I also swapped the resistors for a 1k Ohm and a 100 Ohm (0.25 Watt), the suggested ones were getting too hot at 12V input.

NOTES:
In the picture below of my driver the toroid is a twin choke on one core to stop high frequencies getting back to the PSU, it is not a Joule thief or anything like that, it's just for filtering, also the blue capacitor is across the PSU input for further filtering. Before I added these components my PSU digital readout was going haywire!

The LED is just fed with 470 Ohm resistor and it just shows when the input power is on.

Anyway the bare bones circuit is 1 transistor and 2 resistors and I can only recommend it, the transistor runs as cool as a cucumber and I get good strong HV output.

Congratulations @yucca !

Are you going to post that specific schematic of your flyback circuit configuration including the toroid filter connections?

Jesus

hartiberlin

Quote from: nievesoliveras on July 29, 2009, 07:12:22 PM
Thank you @hartiberlin !

I discovered that what stopped the circuit was that the collector pin got so hot that melted the breadboard plastic and hence no connection.
Maybe 10 turns is too much for the collector.

About the cap parallel with the coil.
The coil is three legs after joining two legs at the positive.
Where would be parallel the cap. I mean which two legs I should use.

Jesus

One pin of the cap at the positive and the other at the collector ( at the
third pin of the coil)

The cap should be around 500 pF at 3000 Volts voltage rating.
YOu can also try 1 to 10 nF at the same voltage rating.

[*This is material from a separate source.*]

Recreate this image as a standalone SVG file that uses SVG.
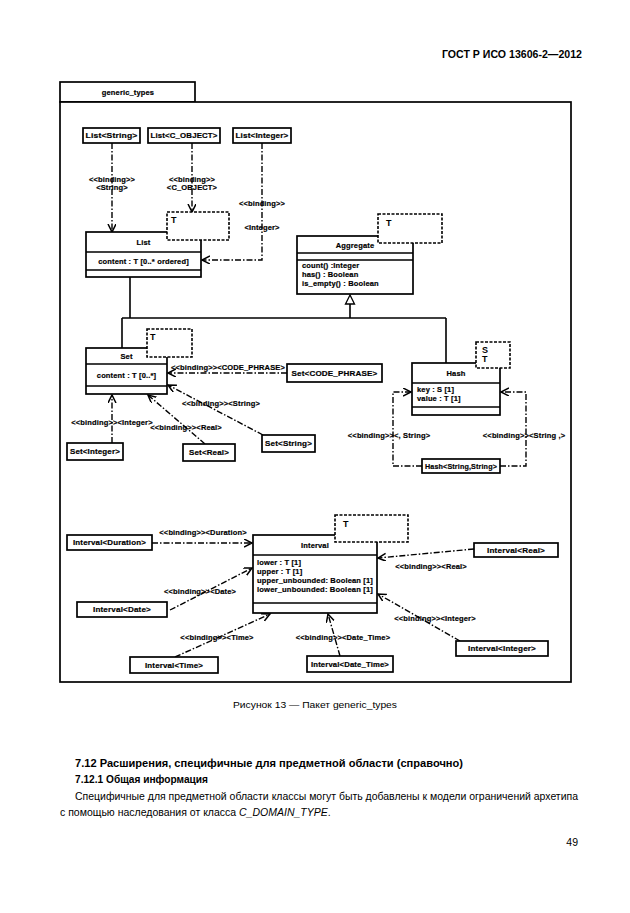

Depends a bit on the coil you are using, how many turns it has..
Stefan Hartmann, Moderator of the overunity.com forum

nievesoliveras

Quote from: hartiberlin on July 29, 2009, 07:20:42 PM
One pin of the cap at the positive and the other at the collector ( at the
third pin of the coil)

The cap should be around 500 pF at 3000 Volts voltage rating.
YOu can also try 1 to 10 nF at the same voltage rating.

Depends a bit on the coil you are using, how many turns it has..

The coil has 2-10. Meaning 2 turns for the base and 10 turns for the collector. It worked so strong that it sparked around the piece of pc board left on the flyback.

If I have to get a cap with that high voltage, that means that the project will stop for a while.